The three Cayman Islands are a British Overseas Territory in the western Caribbean Sea. Grand Cayman is 272 miles south of Cuba. The population is 60,000.

There are no archaeological traces of any indigenous people ever living here, which I found very odd. But, the island is completely flat, so it would have been tough to spot from a canoe at any distance. It is 22 miles long and 8 miles wide. It remained largely uninhabited until the 1600’s when a hodgepodge of pirates, shipwrecked sailors, and deserters from Oliver Cromwell’s army in Jamaica made temporary homes here.

England took formal control of the Cayman Islands, along with Jamaica, as a result of the Treaty of Madrid in 1670. Although the first permanent settlement was not until 1730. With settlement, came the need for slaves, and many were brought from Africa. The first census taken in 1802 showed 933 residents on Grand Cayman; 545 were slaves. When slavery was abolished here in 1833, there were 950 Blacks of African ancestry enslaved by 116 white families of English ancestry.
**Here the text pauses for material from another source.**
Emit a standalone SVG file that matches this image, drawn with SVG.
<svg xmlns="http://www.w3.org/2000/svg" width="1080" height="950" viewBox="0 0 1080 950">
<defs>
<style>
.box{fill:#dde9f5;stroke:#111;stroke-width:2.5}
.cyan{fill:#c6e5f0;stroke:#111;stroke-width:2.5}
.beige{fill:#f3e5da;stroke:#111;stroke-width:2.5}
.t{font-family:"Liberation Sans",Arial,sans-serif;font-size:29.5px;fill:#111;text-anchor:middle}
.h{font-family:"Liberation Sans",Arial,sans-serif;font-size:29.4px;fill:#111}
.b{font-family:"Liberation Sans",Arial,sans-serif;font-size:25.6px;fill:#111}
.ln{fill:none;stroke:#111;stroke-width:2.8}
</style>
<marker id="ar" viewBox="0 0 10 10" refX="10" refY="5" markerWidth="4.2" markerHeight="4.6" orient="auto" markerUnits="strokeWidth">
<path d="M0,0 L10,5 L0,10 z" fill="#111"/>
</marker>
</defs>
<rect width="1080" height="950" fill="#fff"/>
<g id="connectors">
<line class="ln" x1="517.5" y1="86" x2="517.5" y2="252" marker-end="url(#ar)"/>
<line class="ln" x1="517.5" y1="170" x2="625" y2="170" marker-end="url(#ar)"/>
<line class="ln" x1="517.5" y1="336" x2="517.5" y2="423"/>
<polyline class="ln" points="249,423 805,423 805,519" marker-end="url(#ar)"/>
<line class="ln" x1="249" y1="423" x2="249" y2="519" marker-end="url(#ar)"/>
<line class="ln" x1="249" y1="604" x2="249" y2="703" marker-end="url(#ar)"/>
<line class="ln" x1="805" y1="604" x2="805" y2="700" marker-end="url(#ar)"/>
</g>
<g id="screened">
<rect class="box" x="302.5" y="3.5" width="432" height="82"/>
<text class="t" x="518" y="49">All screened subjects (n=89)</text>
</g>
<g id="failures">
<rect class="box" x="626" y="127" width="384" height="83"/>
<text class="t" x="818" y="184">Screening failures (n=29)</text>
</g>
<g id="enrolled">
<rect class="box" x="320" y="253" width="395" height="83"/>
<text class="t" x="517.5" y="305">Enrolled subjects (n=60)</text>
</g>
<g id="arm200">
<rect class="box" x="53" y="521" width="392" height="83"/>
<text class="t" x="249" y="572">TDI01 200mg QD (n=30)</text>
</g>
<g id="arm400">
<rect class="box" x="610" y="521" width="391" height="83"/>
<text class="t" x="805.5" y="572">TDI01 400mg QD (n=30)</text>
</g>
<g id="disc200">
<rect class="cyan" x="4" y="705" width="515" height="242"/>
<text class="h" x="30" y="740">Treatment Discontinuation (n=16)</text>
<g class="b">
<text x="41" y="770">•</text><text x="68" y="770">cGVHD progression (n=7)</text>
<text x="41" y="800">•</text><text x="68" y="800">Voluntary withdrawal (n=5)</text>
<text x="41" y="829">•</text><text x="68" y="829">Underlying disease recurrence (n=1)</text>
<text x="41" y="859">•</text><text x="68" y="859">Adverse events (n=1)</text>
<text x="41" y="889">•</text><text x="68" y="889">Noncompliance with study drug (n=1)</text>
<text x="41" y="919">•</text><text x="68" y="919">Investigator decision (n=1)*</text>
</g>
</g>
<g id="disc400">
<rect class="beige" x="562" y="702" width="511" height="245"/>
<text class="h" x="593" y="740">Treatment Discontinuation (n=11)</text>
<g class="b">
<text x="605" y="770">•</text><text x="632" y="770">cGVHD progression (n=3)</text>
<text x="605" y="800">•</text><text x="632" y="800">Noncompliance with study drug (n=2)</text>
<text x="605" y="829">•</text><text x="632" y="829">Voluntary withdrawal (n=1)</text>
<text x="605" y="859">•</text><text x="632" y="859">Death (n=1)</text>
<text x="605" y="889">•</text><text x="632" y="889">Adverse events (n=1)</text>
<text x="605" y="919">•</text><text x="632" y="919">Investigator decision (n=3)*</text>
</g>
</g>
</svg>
The Caymans have historically been a tax-exempt destination. In 1794, the locals rescued the crews of ten British merchant ships, who struck a reef and ran aground in rough seas. The incident is known as the Wreck of the Ten Sails. One of the ships carried a member of the royal family. Legend says that King George III rewarded the island with a promise never to introduce taxes as compensation for their generosity. While this remains a popular legend, the story is not true. In practice, the government has never levied an income tax, capital gains tax, or wealth tax, making it a popular haven for the filthy rich from around the world. There are hundreds of banks, investment firms, and insurance companies based here that drive the economy.

There were two other large cruise ships in port with us, so 12,000 people were jockeying for sidewalk space on the shady side of the street in George Town. It was super hot and humid. And, other then drinking champagne with a banker or shopping for diamonds there was not much to do in town. We considered going for a stroll on a beach, but the skies turned ominous and a biblical rain started and never let up. So much rain, that it flooded the decks of Queen Victoria and the elevators had to be shut down for several hours due to water accumulation in the shafts. I’m glad I didn’t know about the disturbing leakage problems until the end of the trip.

Before the skies opened up, “eagle eye” Steve spotting my ONE photo opportunity hidden in the high branches of a Breadfruit tree. A rare blue iguana, that started to change color right before our eyes! Amazing! I couldn’t wait for the complete transformation, because he was on the move and a nearby lighting strike got us moving too. My last photo ends up being my favorite wildlife shot. That’s kismet.

Rare Blue Iguana – Grand Cayman

We will be back home in two days. I hope you have enjoyed our incredible journey.   I would love to hear your thoughts and impressions.  What was your favorite port?

Cheers everyone, and thank you for reading!

3 thoughts on “April 16-19, 2017 (At Sea, Aruba & Grand Cayman)”

  1. This was really incredible. I even read your other trip on the Queen Mary – could not get enough. I am so sorry to see the tale end.